Tanto a internet, com seus sites de relacionamento, de postagem de vídeos, e com os blogs, quanto a TV, que agora vive a era dos reality shows, têm causado um curioso impacto no conceito de intimidade nos novos tempos. Teria a vida privada das pessoas se tornado pública, acessível num clique no computador ou no controle remoto da televisão? Quem responde essa pergunta é a doutora em comunicação pela Universidade Autônoma de Barcelona (Espanha) e professora do mestrado em TV Digital da Universidade Estadual Paulista (Unesp) Cosette Castro, autora do livro Por que os Reality Shows Seduzem as Audiências? (Paulus, 2006), e a jornalista e autora do livro Blog: Comunicação e Escrita Íntima na Internet (Civilização Brasileira, 2004).
 

Blog: o discurso privado para um público de desconhecidos

por Denise Schittine

 
 
Em fins dos anos de 1990, surgia uma ferramenta que parecia ser mais uma inovação de vida curta na internet: o blog. Ao mesmo tempo, crescia um fenômeno singular do nosso século: o interesse público pela vida privada. No ano de 1998, os arquitetos Arturo Torres e Jorge Cristi desenvolviam, com a subvenção do governo chileno, um projeto artístico, o Nautilus. A ideia era discutir as tensões entre público e privado por meio da construção de uma casa de vidro. Só no início de 2001, o Nautilus foi colocado em prática com a contribuição da atriz Daniela Tobar, que aceitou o desafio de ficar durante dois meses expondo a sua intimidade numa das principais ruas de Santiago do Chile.

Quase dez anos depois, a mesma experiência se repete com a casa de vidro instalada no shopping Via Parque para o programa Big Brother Brasil. O interesse do público não arrefeceu. O mesmo impulso que levou aquelas pessoas a causarem engarrafamento na rua Moneda, no Chile, fez com que elas enchessem o shopping carioca.

Essa curiosidade é a mesma que alimenta os programas de televisão e as revistas de fofoca. Nada escapa desses olhos perscrutadores: a vida dos políticos, o casamento das celebridades e o cotidiano dos vizinhos. O interesse foi migrando aos poucos do ato de observar a vida e os passos de pessoas conhecidas para fazer o mesmo com anônimos.

Os blogs apareceram aí: exatamente nesse meio-termo entre a vida pública e a privada. O mundo assistia ao vivo ao desdobramento do caso de Bill Clinton e da estagiária Monica Lewinsky, mas queria mais, queria algo distinto do que os meios tradicionais de comunicação podiam dar. O público já não estava mais interessado somente no que era possível ser encenado pelas celebridades, mas no que podia ser encenado por pessoas comuns.
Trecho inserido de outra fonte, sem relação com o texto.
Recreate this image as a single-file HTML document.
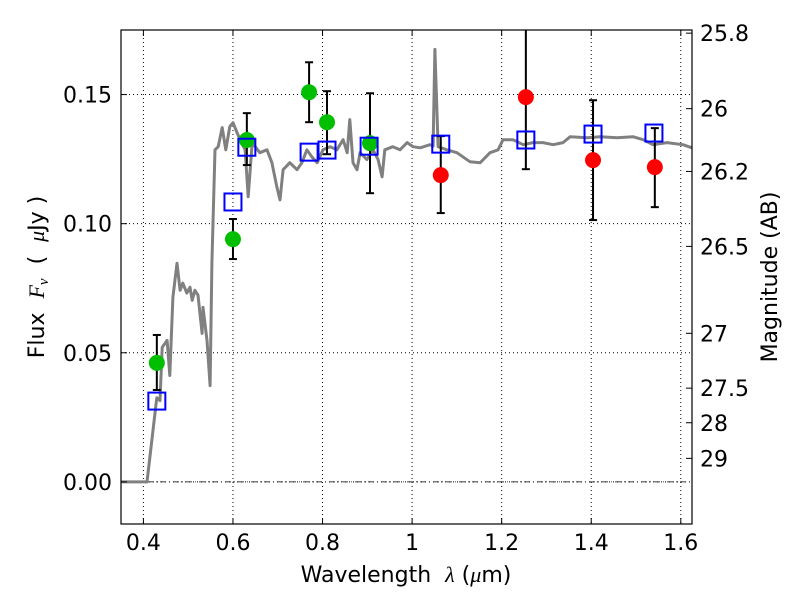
<!DOCTYPE html>
<html><head><meta charset="utf-8"><style>
body{margin:0;background:#fff;}
svg text{font-family:"DejaVu Sans","Liberation Sans",sans-serif;fill:#000;white-space:pre;}
</style></head><body>
<svg id="chart" width="800" height="600" xmlns="http://www.w3.org/2000/svg">
<rect width="800" height="600" fill="#fff"/>
<g id="grid"></g>
<g id="spec"></g>
<g id="pts"></g>
<g id="axes"></g>
</svg>
<script>
const specLam=[0.35,0.408,0.430,0.437,0.442,0.453,0.459,0.466,0.475,0.482,0.488,0.497,0.504,0.509,0.515,0.522,0.531,0.533,0.542,0.549,0.553,0.560,0.567,0.576,0.584,0.593,0.600,0.609,0.616,0.627,0.634,0.643,0.660,0.676,0.687,0.698,0.705,0.712,0.727,0.743,0.754,0.765,0.776,0.788,0.801,0.817,0.832,0.846,0.855,0.861,0.868,0.877,0.884,0.899,0.913,0.924,0.933,0.939,0.957,0.973,0.989,1.002,1.018,1.040,1.047,1.051,1.058,1.078,1.100,1.129,1.152,1.174,1.192,1.203,1.225,1.248,1.270,1.292,1.315,1.337,1.353,1.391,1.420,1.458,1.493,1.516,1.538,1.569,1.605,1.625];
const specFlux=[0,0,0.0326,0.0315,0.0521,0.0548,0.0412,0.0715,0.0847,0.0742,0.0770,0.0731,0.0754,0.0703,0.0742,0.0723,0.0575,0.0676,0.0548,0.0373,0.0847,0.1286,0.1298,0.1372,0.1286,0.1376,0.1391,0.1353,0.1325,0.1286,0.1104,0.1314,0.1275,0.1286,0.1236,0.1143,0.1092,0.1209,0.1236,0.1209,0.1236,0.1286,0.1259,0.1236,0.1286,0.1298,0.1286,0.1325,0.1275,0.1403,0.1236,0.1209,0.1275,0.1248,0.1286,0.1248,0.1181,0.1286,0.1298,0.1286,0.1314,0.1298,0.1294,0.1306,0.1300,0.1675,0.1298,0.1286,0.1275,0.1240,0.1236,0.1275,0.1286,0.1325,0.1325,0.1306,0.1314,0.1314,0.1306,0.1314,0.1337,0.1333,0.1337,0.1333,0.1337,0.1325,0.1306,0.1314,0.1306,0.1294];
const greenLam=[0.430,0.600,0.631,0.770,0.810,0.906];
const greenFlux=[0.0461,0.0940,0.1324,0.1509,0.1393,0.1312];
const greenHi=[0.0569,0.1018,0.1428,0.1625,0.1513,0.1505];
const greenLo=[0.0356,0.0863,0.1227,0.1393,0.1269,0.1118];
const redLam=[1.064,1.254,1.404,1.542];
const redFlux=[0.1188,0.1490,0.1246,0.1219];
const redHi=[0.1339,0.19,0.1478,0.1370];
const redLo=[0.1041,0.1211,0.1014,0.1064];
const modelLam=[0.430,0.600,0.631,0.770,0.810,0.904,1.064,1.254,1.404,1.540];
const modelFlux=[0.0313,0.1084,0.1296,0.1277,0.1285,0.1300,0.1308,0.1324,0.1347,0.1351];
const xTicks=[0.4,0.6,0.8,1.0,1.2,1.4,1.6];
const xTickLabels=["0.4","0.6","0.8","1","1.2","1.4","1.6"];
const yTicks=[0,0.05,0.10,0.15];
const yTickLabels=["0.00","0.05","0.10","0.15"];
const magTicks=[25.8,26,26.2,26.5,27,27.5,28,29];

const L=121,R=692,T=30,B=524,X0=0.35,X1=1.625,Y0=-0.0163,Y1=0.175;
const xs=v=>L+(v-X0)/(X1-X0)*(R-L);
const ys=v=>B-(v-Y0)/(Y1-Y0)*(B-T);
const NS="http://www.w3.org/2000/svg";
function mk(tag,attrs,parent){const e=document.createElementNS(NS,tag);for(const k in attrs)e.setAttribute(k,attrs[k]);parent.appendChild(e);return e;}
const grid=document.getElementById('grid'),spec=document.getElementById('spec'),pts=document.getElementById('pts'),axes=document.getElementById('axes');

xTicks.forEach((t,i)=>{const x=xs(t);
 let g=mk('line',{x1:x,x2:x,y1:T,y2:B,stroke:'#000','stroke-width':1,'stroke-dasharray':'1,3'},grid);
 
 mk('line',{x1:x,x2:x,y1:B,y2:B-6,stroke:'#000'},axes);mk('line',{x1:x,x2:x,y1:T,y2:T+6,stroke:'#000'},axes);
 let tx=mk('text',{x:x,y:B+26,'text-anchor':'middle','font-size':22},axes);tx.textContent=xTickLabels[i];
 });
yTicks.forEach((t,i)=>{const y=ys(t);
 let g=mk('line',{x1:L,x2:R,y1:y,y2:y,stroke:'#000','stroke-width':1,'stroke-dasharray':'1,3'},grid);
 
 mk('line',{x1:L,x2:L+6,y1:y,y2:y,stroke:'#000'},axes);
 let tx=mk('text',{x:L-9,y:y+8,'text-anchor':'end','font-size':22},axes);tx.textContent=yTickLabels[i];
 });
let zl=mk('line',{x1:L,x2:R,y1:ys(0),y2:ys(0),stroke:'#000','stroke-width':0.8,'stroke-dasharray':'6,3,1,3'},grid);


let d=specLam.map((l,i)=>(i?'L':'M')+xs(l).toFixed(1)+','+ys(specFlux[i]).toFixed(1)).join('');
let sp=mk('path',{d:d,fill:'none',stroke:'#808080','stroke-width':3,'stroke-linejoin':'round'},spec);


function errbars(lam,hi,lo,name){lam.forEach((l,i)=>{const x=xs(l),y1=Math.max(ys(hi[i]),T),y2=ys(lo[i]);
 let g=mk('g',{},pts);
 mk('line',{x1:x,x2:x,y1:y1,y2:y2,stroke:'#000','stroke-width':2},g);
 if(ys(hi[i])>=T)mk('line',{x1:x-4,x2:x+4,y1:y1,y2:y1,stroke:'#000','stroke-width':2},g);
 mk('line',{x1:x-4,x2:x+4,y1:y2,y2:y2,stroke:'#000','stroke-width':2},g);});}
errbars(greenLam,greenHi,greenLo,'green-errorbar');
errbars(redLam,redHi,redLo,'red-errorbar');
greenLam.forEach((l,i)=>{let c=mk('circle',{cx:xs(l),cy:ys(greenFlux[i]),r:8,fill:'#00bf00'},pts);
 });
redLam.forEach((l,i)=>{let c=mk('circle',{cx:xs(l),cy:ys(redFlux[i]),r:8,fill:'#ff0000'},pts);
 });
modelLam.forEach((l,i)=>{let r=mk('rect',{x:xs(l)-8.5,y:ys(modelFlux[i])-8.5,width:17,height:17,fill:'none',stroke:'#0000ff','stroke-width':2},pts);
 });

magTicks.forEach(m=>{const f=Math.pow(10,(23.9-m)/2.5),y=ys(f);
 mk('line',{x1:R,x2:R-6,y1:y,y2:y,stroke:'#000'},axes);
 let tx=mk('text',{x:R+8,y:y+8,'font-size':22},axes);tx.textContent=String(m);
 });

let fr=mk('rect',{x:L,y:T,width:R-L,height:B-T,fill:'none',stroke:'#000','stroke-width':1.2},axes);

</script>
<svg style="position:absolute;left:0;top:0" width="800" height="600" xmlns="http://www.w3.org/2000/svg">
<text x="406" y="582" text-anchor="middle" font-size="22">Wavelength&#160;&#160;<tspan font-family="Liberation Serif" font-style="italic">λ</tspan> (<tspan font-family="Liberation Serif" font-style="italic">μ</tspan>m)</text>
<text transform="translate(44,277) rotate(-90)" text-anchor="middle" font-size="22">Flux&#160;&#160;<tspan font-family="Liberation Serif" font-style="italic">F</tspan><tspan font-family="Liberation Serif" font-style="italic" font-size="15" dy="4">ν</tspan><tspan dy="-4">&#160;&#160;(&#160;&#160;</tspan><tspan font-family="Liberation Serif" font-style="italic">μ</tspan>Jy )</text>
<text transform="translate(777,277) rotate(-90)" text-anchor="middle" font-size="22">Magnitude (AB)</text>
</svg>
</body></html>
O blog era a ponta do iceberg deste enorme fenômeno submerso: sob a proteção corriqueira de uma página pessoal na internet, escondia-se o desejo de um escritor opinar sobre os acontecimentos que via sem precisar mostrar a cara. Do outro lado, aparecia um público, crescente, disposto a ler sobre essas opiniões.

Era uma intimidade assustadora, que só era possível porque era mediada pela tela opaca de um computador. O blogueiro colocava o seu texto numa rede infinita e era observado, ao mesmo tempo, por uma série de leitores. O texto não tinha o aval de um editor para ser publicado, mas agora contava com a avaliação direta do leitor. É ele quem vai apontar os erros, as impropriedades e as novas necessidades de leitura. A estrutura privada e individual do texto passa a receber influências exteriores que não são apenas as do próprio autor. Ele pode operar mudando ou não o próprio texto de acordo com as sugestões externas. É a primeira vez (nos blogs que aceitam comentários, claro) que é permitida a escrita coletiva, forjada a quatro, oito ou mais mãos. Avanço que talvez não fosse possível se o computador não gerasse a distância física entre quem escreve e quem lê.
Claro, mais do que isso, a expectativa de vida de um blog cresce em relação ao número de leitores que ele arrebanha. Um blog sem leitura, sem comentários, sem manipulação diária é um blog morto. Para se adequar às necessidades dos leitores, os blogueiros precisam encontrar o seu público-alvo. Nestes dez anos, apareceram cada vez mais blogs sobre os assuntos mais variados, cobrindo vários nichos. Desde aqueles escritos por políticos, para levar a cabo as próprias candidaturas e linhas partidárias, até os jornalísticos, chegando finalmente aos mais literários e poéticos. Cinema, teatro, televisão, cultura ou acontecimentos polêmicos cotidianos são apenas alguns dos segmentos que possuem blogs especializados.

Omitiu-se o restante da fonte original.